Uma das ferramentas para isso será o Instituto de Tecnologias Limpas (ITL), cuja criação faz parte do plano apresentado pelo governo e para o qual a Corfo solicitou um processo de licitação que deverá ser concluído antes de 2021.

Há três propostas concorrentes, entre as quais a da Associação para o Desenvolvimento do Instituto de Tecnologias Limpas (ASDIT), composta pela Associação dos Industriais de Antofagasta (AIA), oito centros de pesquisa e onze das principais universidades do país. Sua proposta é instalar a ITL na região de Antofagasta, uma área onde ocorre uma parte importante da atividade minerária do país.

“A mineração no Chile é responsável por cerca de 70% das emissões contaminantes do país, portanto a substituição por fontes de energia renováveis, como a fotovoltaica e eólica, e a substituição do uso de diesel por hidrogênio verde economizaria cerca de 7 milhões de toneladas de CO2 por ano”, diz Víctor Pérez, diretor executivo da ASDIT.

E o ecossistema de inovação associado à mineração verde será fundamental para isso, acrescenta ele. A ASDIT tem 200 projetos em seus livros associados à mineração sustentável, energia e lítio, entre outros. “A tecnologia que esperamos desenvolver não será apenas transcendental para a indústria do hidrogênio verde no Chile, mas também para o mundo”, diz ele.

Os especialistas concordam que a estratégia do governo sobre o hidrogênio verde é bastante completa, embora reconheçam que há desafios a serem enfrentados. O desenvolvimento do capital humano é um deles, pois se trata de uma nova indústria. Além disso, o país deve decidir que tipo de papel deseja desempenhar no setor de hidrogênio verde em nível mundial.

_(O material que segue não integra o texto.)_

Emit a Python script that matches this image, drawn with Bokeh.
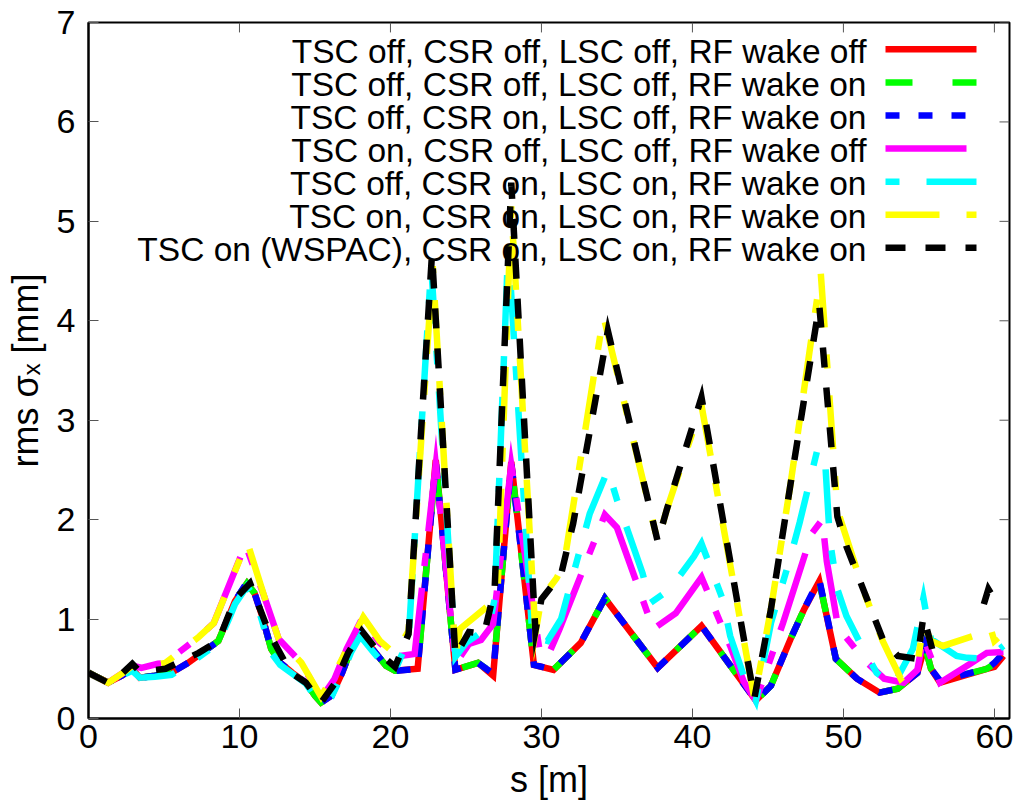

O futuro Instituto de Tecnologia Limpa já tem 50 milhões de dólares comprometidos pelo governo e terá cofinanciamento privado. Há outros 190 milhões de dólares destinados ao resto da estratégia do hidrogênio verde.

“Essa quantidade não é suficiente para mudar a matriz energética para os próximos 50 anos”, diz Lillo. Ainda assim, ele acredita que a estratégia é um bom roteiro e permitirá ao Chile fazer parte do grupo de 30 países já na corrida pelo hidrogênio verde.